## AIM OF THE EXERCISE
Transcribe the listing exactly, leaving out every picture.
── SOURCE EXCERPT
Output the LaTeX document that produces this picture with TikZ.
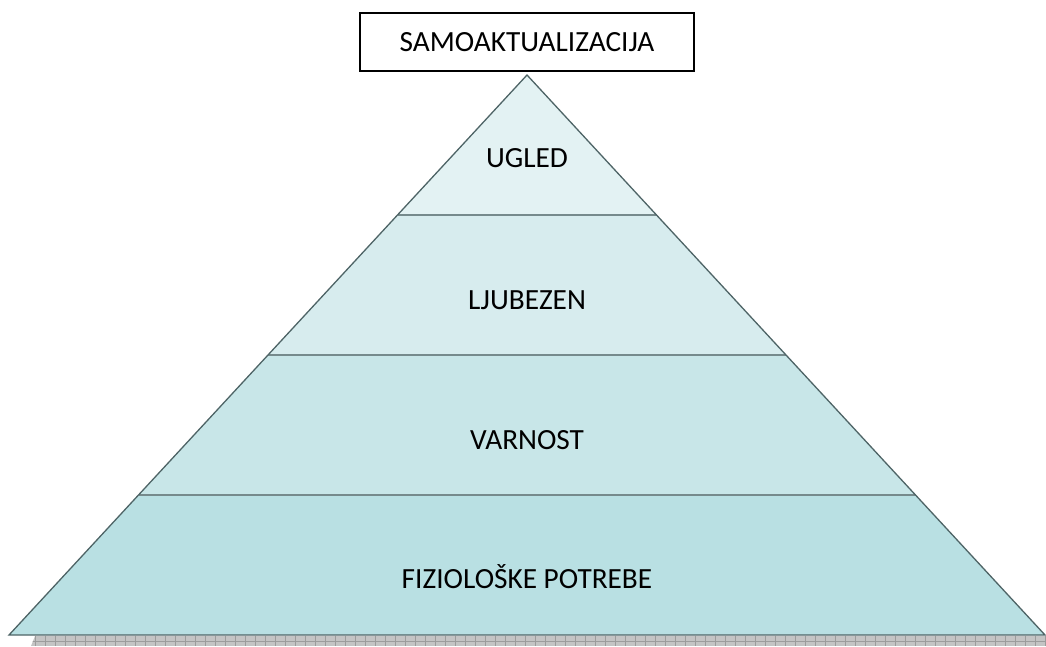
\documentclass[tikz,border=0pt]{standalone}
\usepackage{fontspec}
\setmainfont{Carlito}
\usetikzlibrary{calc}
\definecolor{layerA}{HTML}{E3F2F3}
\definecolor{layerB}{HTML}{D7ECEE}
\definecolor{layerC}{HTML}{C8E6E8}
\definecolor{layerD}{HTML}{B9E0E3}
\definecolor{edgecol}{HTML}{4E6466}
\definecolor{sepcol}{HTML}{768A8C}
\definecolor{shadowfill}{HTML}{C4C4C4}
\definecolor{shadowgrid}{HTML}{9C9C9C}
\tikzset{
  lbl/.style={font=\fontsize{29.3}{32}\selectfont, text=black, inner sep=0pt},
  topbox/.style={draw=black, line width=1.3pt, fill=white, minimum width=334pt, minimum height=58pt, font=\fontsize{29.3}{32}\selectfont, inner sep=0pt},
  separator/.style={draw=sepcol, line width=2.4pt},
  outline/.style={draw=edgecol, line width=1.3pt, line join=miter}
}
\begin{document}
\begin{tikzpicture}[x=1pt,y=-1pt]
\useasboundingbox (0,0) rectangle (1046,646);
% corners of the pyramid
\coordinate (apex) at (527,75);
\coordinate (bl) at (9,635);
\coordinate (br) at (1045,635);
% band boundaries on both sides
\foreach \t/\n in {0.25/a,0.5/b,0.75/c}{
  \coordinate (l\n) at ($(apex)!\t!(bl)$);
  \coordinate (r\n) at ($(apex)!\t!(br)$);
}
% ground shadow with grid texture
\begin{scope}
  \clip (35,636) -- (1046,636) -- (1046,646) -- (31,646) -- cycle;
  \fill[shadowfill] (0,636) rectangle (1046,646);
  \foreach \x in {35,45,...,1045} \draw[shadowgrid, line width=0.8pt] (\x,636) -- (\x,646);
  \draw[shadowgrid, line width=0.8pt] (0,641.5) -- (1046,641.5);
\end{scope}
% bands
\fill[layerA] (apex) -- (ra) -- (la) -- cycle;
\fill[layerB] (la) -- (ra) -- (rb) -- (lb) -- cycle;
\fill[layerC] (lb) -- (rb) -- (rc) -- (lc) -- cycle;
\fill[layerD] (lc) -- (rc) -- (br) -- (bl) -- cycle;
% separators
\draw[separator] (la) -- (ra);
\draw[separator] (lb) -- (rb);
\draw[separator] (lc) -- (rc);
% outline
\draw[outline] (apex) -- (br) -- (bl) -- cycle;
% labels
\node[lbl] (ugled) at (527,158) {UGLED};
\node[lbl] (ljubezen) at (527,300) {LJUBEZEN};
\node[lbl] (varnost) at (527,440) {VARNOST};
\node[lbl] (fizio) at (527,577) {FIZIOLOŠKE POTREBE};
\node[topbox] (samo) at (527,42) {SAMOAKTUALIZACIJA};
\end{tikzpicture}
\end{document}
────
## COMPLETE RESPONSE
Output the LaTeX document that produces this picture with TikZ.
\documentclass[tikz,border=0pt]{standalone}
\usepackage{fontspec}
\setmainfont{Carlito}
\usetikzlibrary{calc}
\definecolor{layerA}{HTML}{E3F2F3}
\definecolor{layerB}{HTML}{D7ECEE}
\definecolor{layerC}{HTML}{C8E6E8}
\definecolor{layerD}{HTML}{B9E0E3}
\definecolor{edgecol}{HTML}{4E6466}
\definecolor{sepcol}{HTML}{768A8C}
\definecolor{shadowfill}{HTML}{C4C4C4}
\definecolor{shadowgrid}{HTML}{9C9C9C}
\tikzset{
  lbl/.style={font=\fontsize{29.3}{32}\selectfont, text=black, inner sep=0pt},
  topbox/.style={draw=black, line width=1.3pt, fill=white, minimum width=334pt, minimum height=58pt, font=\fontsize{29.3}{32}\selectfont, inner sep=0pt},
  separator/.style={draw=sepcol, line width=2.4pt},
  outline/.style={draw=edgecol, line width=1.3pt, line join=miter}
}
\begin{document}
\begin{tikzpicture}[x=1pt,y=-1pt]
\useasboundingbox (0,0) rectangle (1046,646);
% corners of the pyramid
\coordinate (apex) at (527,75);
\coordinate (bl) at (9,635);
\coordinate (br) at (1045,635);
% band boundaries on both sides
\foreach \t/\n in {0.25/a,0.5/b,0.75/c}{
  \coordinate (l\n) at ($(apex)!\t!(bl)$);
  \coordinate (r\n) at ($(apex)!\t!(br)$);
}
% ground shadow with grid texture
\begin{scope}
  \clip (35,636) -- (1046,636) -- (1046,646) -- (31,646) -- cycle;
  \fill[shadowfill] (0,636) rectangle (1046,646);
  \foreach \x in {35,45,...,1045} \draw[shadowgrid, line width=0.8pt] (\x,636) -- (\x,646);
  \draw[shadowgrid, line width=0.8pt] (0,641.5) -- (1046,641.5);
\end{scope}
% bands
\fill[layerA] (apex) -- (ra) -- (la) -- cycle;
\fill[layerB] (la) -- (ra) -- (rb) -- (lb) -- cycle;
\fill[layerC] (lb) -- (rb) -- (rc) -- (lc) -- cycle;
\fill[layerD] (lc) -- (rc) -- (br) -- (bl) -- cycle;
% separators
\draw[separator] (la) -- (ra);
\draw[separator] (lb) -- (rb);
\draw[separator] (lc) -- (rc);
% outline
\draw[outline] (apex) -- (br) -- (bl) -- cycle;
% labels
\node[lbl] (ugled) at (527,158) {UGLED};
\node[lbl] (ljubezen) at (527,300) {LJUBEZEN};
\node[lbl] (varnost) at (527,440) {VARNOST};
\node[lbl] (fizio) at (527,577) {FIZIOLOŠKE POTREBE};
\node[topbox] (samo) at (527,42) {SAMOAKTUALIZACIJA};
\end{tikzpicture}
\end{document}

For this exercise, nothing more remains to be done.